David Rose On "Semantics As A Mirror Image Of The Grammar"

David Rose posted (apparently unsuccessfully) to sys-func at 11:30 on 18/2/14 and then (successfully) to sysfling at 15:41 on 19/2/14:
My point is that this is a description of the meanings made in the grammar. A point you are making (I think) is that relations between meanings in grammar and meanings in discourse are not one-to-one, but many-to-many. You see the semantic stratum as organising grammatical choices, to realise higher level meanings. This is quite different from the model I have been questioning, in which semantics is held to be a mirror image of the grammar. But it is not so far from the theory of discourse semantics.

Blogger Comments:

[1] Ideationally, the lexicogrammar construes experience as meaning, where 'construe' means “construct semiotically, transform into meaning” (Halliday 2008: 2); and in terms of stratification, the lexicogrammar realises meaning.

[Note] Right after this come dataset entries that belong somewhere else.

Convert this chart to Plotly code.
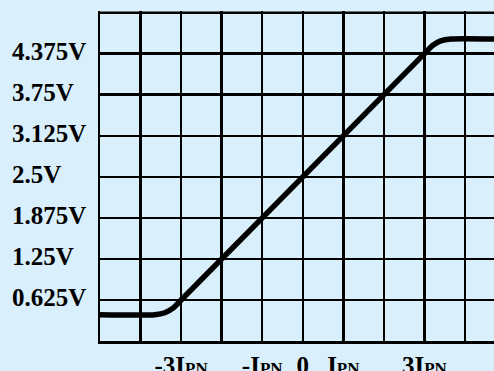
import plotly.graph_objects as go

# Transfer curve: output voltage vs primary current (in units of IPN)
curve_x = [-5.0, -3.65, -3.4, -3.2, -3.0, 3.0, 3.2, 3.4, 3.65, 4.72]
curve_v = [0.40, 0.40, 0.43, 0.50, 0.625, 4.375, 4.50, 4.57, 4.60, 4.60]

y_tick_vals = [0.625, 1.25, 1.875, 2.5, 3.125, 3.75, 4.375]
y_tick_text = ["0.625V", "1.25V", "1.875V", "2.5V", "3.125V", "3.75V", "4.375V"]
y_top = 5.0

x_tick_vals = [-3, -1, 0, 1, 3]
x_tick_text = ["-3I<span style='font-size:17px'>PN</span>",
               "-I<span style='font-size:17px'>PN</span>",
               "0",
               "I<span style='font-size:17px'>PN</span>",
               "3I<span style='font-size:17px'>PN</span>"]

BG = "#d9effc"
FONT = "Liberation Serif"

fig = go.Figure()
fig.add_trace(go.Scatter(
    x=curve_x, y=curve_v, mode="lines",
    line=dict(color="black", width=5.5, shape="spline", smoothing=0.6),
    hoverinfo="skip", showlegend=False,
))

fig.update_layout(
    template="none",
    width=494, height=371,
    margin=dict(l=100, r=0, t=11, b=30, autoexpand=False),
    paper_bgcolor=BG, plot_bgcolor=BG,
    showlegend=False,
)

fig.update_xaxes(
    range=[-5, 4.715], automargin=False,
    tickvals=x_tick_vals, ticktext=x_tick_text,
    tickfont=dict(family=FONT, size=25, color="black", weight="bold"),
    showgrid=True, gridcolor="black", gridwidth=2.5,
    minor=dict(dtick=1, tick0=0, showgrid=True, gridcolor="black", gridwidth=2.5, ticks=""),
    ticks="", showline=True, linecolor="black", linewidth=2.5,
    zeroline=False, fixedrange=True,
)

fig.update_yaxes(
    range=[0, 5.025], automargin=False,
    tickvals=[0] + y_tick_vals,
    showticklabels=False,
    showgrid=True, gridcolor="black", gridwidth=2.5,
    ticks="", showline=True, linecolor="black", linewidth=2.5,
    zeroline=False, fixedrange=True,
)

# top border of the grid
fig.add_shape(type="line", xref="paper", yref="y", x0=0, x1=1, y0=y_top, y1=y_top,
              line=dict(color="black", width=2.5), layer="below")

for v, t in zip(y_tick_vals, y_tick_text):
    fig.add_annotation(
        x=-0.229, xref="paper", y=v, yref="y", yshift=2,
        text=t, showarrow=False, xanchor="left", yanchor="middle",
        font=dict(family=FONT, size=25, color="black", weight="bold"),
    )

fig.write_html(
    "out.html",
    config={"displayModeBar": False, "staticPlot": True},
    post_script="document.body.style.margin='0';document.body.style.background='" + BG + "';",
)
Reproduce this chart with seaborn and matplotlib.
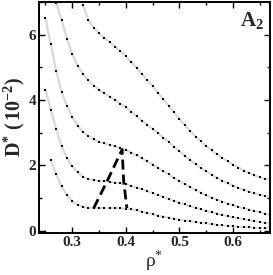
import numpy as np
import pandas as pd
import matplotlib
matplotlib.use("Agg")
import matplotlib.pyplot as plt
from matplotlib.ticker import MultipleLocator
import seaborn as sns

sns.set_style("ticks")
plt.rcParams['font.family'] = ['Liberation Serif', 'DejaVu Serif']
plt.rcParams['mathtext.fontset'] = 'custom'
plt.rcParams['mathtext.rm'] = 'Liberation Serif'
plt.rcParams['mathtext.bf'] = 'Liberation Serif:bold'
plt.rcParams['mathtext.it'] = 'Liberation Serif:italic'

# ---- data ----
rho_1 = [0.32, 0.33, 0.34, 0.35, 0.36, 0.37, 0.38, 0.39, 0.40, 0.41, 0.42, 0.43,
         0.44, 0.45, 0.46, 0.47, 0.48, 0.49, 0.50, 0.51, 0.52, 0.53, 0.54, 0.55,
         0.56, 0.57, 0.58, 0.59, 0.60, 0.61, 0.62, 0.63, 0.64, 0.65, 0.66, 0.67]
D_1 = [6.90, 6.45, 6.20, 6.04, 5.90, 5.77, 5.63, 5.49, 5.33, 5.16, 4.98, 4.80,
       4.61, 4.42, 4.22, 4.02, 3.82, 3.62, 3.42, 3.23, 3.05, 2.88, 2.73, 2.59,
       2.46, 2.34, 2.23, 2.12, 2.02, 1.93, 1.84, 1.76, 1.69, 1.63, 1.58, 1.54]

rho_2 = [0.27, 0.28, 0.29, 0.30, 0.31, 0.32, 0.33, 0.34, 0.35, 0.36, 0.37, 0.38,
         0.39, 0.40, 0.41, 0.42, 0.43, 0.44, 0.45, 0.46, 0.47, 0.48, 0.49, 0.50,
         0.51, 0.52, 0.53, 0.54, 0.55, 0.56, 0.57, 0.58, 0.59, 0.60, 0.61, 0.62,
         0.63, 0.64, 0.65, 0.66, 0.67]
D_2 = [6.98, 6.45, 5.88, 5.40, 5.05, 4.80, 4.60, 4.44, 4.31, 4.20, 4.10, 4.00,
       3.89, 3.77, 3.64, 3.50, 3.37, 3.24, 3.11, 2.98, 2.85, 2.71, 2.57, 2.43,
       2.29, 2.16, 2.03, 1.92, 1.81, 1.71, 1.62, 1.53, 1.45, 1.38, 1.31, 1.25,
       1.19, 1.14, 1.10, 1.06, 1.03]

rho_3 = [0.25, 0.26, 0.27, 0.28, 0.29, 0.30, 0.31, 0.32, 0.33, 0.34, 0.35, 0.36,
         0.37, 0.38, 0.39, 0.40, 0.41, 0.42, 0.43, 0.44, 0.45, 0.46, 0.47, 0.48,
         0.49, 0.50, 0.51, 0.52, 0.53, 0.54, 0.55, 0.56, 0.57, 0.58, 0.59, 0.60,
         0.61, 0.62, 0.63, 0.64, 0.65, 0.66, 0.67]
D_3 = [6.50, 5.70, 4.90, 4.25, 3.82, 3.47, 3.21, 3.02, 2.89, 2.79, 2.72, 2.67,
       2.63, 2.58, 2.53, 2.47, 2.39, 2.30, 2.21, 2.12, 2.02, 1.92, 1.82, 1.72,
       1.62, 1.52, 1.42, 1.33, 1.24, 1.16, 1.08, 1.01, 0.95, 0.89, 0.83, 0.78,
       0.73, 0.68, 0.64, 0.60, 0.56, 0.52, 0.48]

rho_4 = rho_3
D_4 = [4.30, 3.70, 3.10, 2.60, 2.22, 1.97, 1.78, 1.65, 1.58, 1.54, 1.52, 1.51,
       1.49, 1.47, 1.45, 1.42, 1.37, 1.32, 1.27, 1.21, 1.15, 1.09, 1.03, 0.97,
       0.91, 0.86, 0.80, 0.75, 0.70, 0.65, 0.60, 0.56, 0.52, 0.48, 0.44, 0.41,
       0.38, 0.35, 0.32, 0.29, 0.27, 0.24, 0.22]

rho_5 = rho_3[1:]
D_5 = [2.15, 1.72, 1.36, 1.08, 0.90, 0.79, 0.73, 0.70, 0.69, 0.69, 0.69, 0.69,
       0.69, 0.68, 0.67, 0.65, 0.62, 0.58, 0.54, 0.50, 0.46, 0.43, 0.40, 0.37,
       0.34, 0.31, 0.29, 0.26, 0.24, 0.22, 0.20, 0.18, 0.16, 0.15, 0.13, 0.12,
       0.11, 0.10, 0.09, 0.08, 0.07, 0.07]

# dashed boundary curve
rho_dash = [0.340, 0.366, 0.393, 0.396, 0.402]
D_dash = [0.69, 1.55, 2.48, 1.50, 0.69]

xticks = [0.3, 0.4, 0.5, 0.6]
yticks = [0, 2, 4, 6]

frames = []
for i, (r, d) in enumerate([(rho_1, D_1), (rho_2, D_2), (rho_3, D_3),
                            (rho_4, D_4), (rho_5, D_5)]):
    frames.append(pd.DataFrame({"rho": r, "D": d, "curve": i}))
df = pd.concat(frames, ignore_index=True)
dash_df = pd.DataFrame({"rho": rho_dash, "D": D_dash})

fig = plt.figure(figsize=(2.73, 2.75), dpi=100)
ax = fig.add_axes([0.143, 0.153, 0.846, 0.840])

sns.lineplot(data=df, x="rho", y="D", units="curve", estimator=None,
             color="#d8d8d8", lw=1.6, ax=ax, legend=False)
sns.scatterplot(data=df, x="rho", y="D", marker="s", s=3.5, color="black",
                linewidth=0, ax=ax, legend=False, zorder=3)
sns.lineplot(data=dash_df, x="rho", y="D", sort=False, estimator=None,
             color="black", lw=2.0, ax=ax, legend=False, zorder=4,
             dashes=False)
ax.lines[-1].set_dashes([3.6, 1.8])

ax.set_xlim(0.238, 0.669)
ax.set_ylim(-0.07, 7.0)
ax.set_xticks(xticks)
ax.set_yticks(yticks)
ax.set_xticklabels([f"{t:.1f}" for t in xticks])
ax.set_yticklabels([str(t) for t in yticks])
ax.xaxis.set_minor_locator(MultipleLocator(0.05))
ax.yaxis.set_minor_locator(MultipleLocator(1))
ax.tick_params(which="both", direction="in", top=True, right=True,
               width=1.0, color="black")
ax.tick_params(which="major", length=4.5, labelsize=11, pad=2)
ax.tick_params(which="minor", length=2.5)
for lab in ax.get_xticklabels() + ax.get_yticklabels():
    lab.set_fontweight("bold")
for s in ax.spines.values():
    s.set_linewidth(1.4)
    s.set_color("black")

ax.set_xlabel(r"$\mathrm{\rho}^{*}$", fontsize=14, labelpad=0)
ax.set_ylabel(r"$\mathbf{D^{*}\ (\,10^{-2})}$", fontsize=14.5, labelpad=1)
ax.text(0.87, 0.895, r"$\mathbf{A_{2}}$", transform=ax.transAxes,
        fontsize=15, ha="left", va="baseline")

fig.savefig("out.png", dpi=100)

[2] In the SFL model that challenges Rose, semantics isn't "held to be a mirror image of the grammar".  In congruent realisations, sequences are realised by clause complexes, figures by clauses, and elements by groups/phrases, for example.  But in the case of grammatical metaphor, the realisation relations can vary considerably, as when a semantic figure is realised, not as a ranking clause, but as participant in the function structure of a clause, or as the Qualifier of a nominal group that realises a participant; and so on.  Some helpful quotes from the ideational perspective:

Halliday & Matthiessen (1999: 26):
Thus when we move from the lexicogrammar into the semantics, as we are doing here, we are not simply relabelling everything in a new terminological guise. We shall stress the fundamental relationship between (say) clause complex in the grammar and sequence in the semantics, precisely because the two originate as one: a theory of the logical relationships between processes.
Halliday & Matthiessen (1999: 237):
Of course, what we are recognising here as two distinct constructions, the semantic and the grammatical, never had or could have had any existence the one prior to the other; they are our analytic representation of the overall semioticising of experience — how experience is construed into meaning. If the congruent form had been the only form of construal, we would probably not have needed to think of semantics and grammar as two separate strata: they would be merely two facets of the content plane, interpreted on the one hand as function and on the other as form.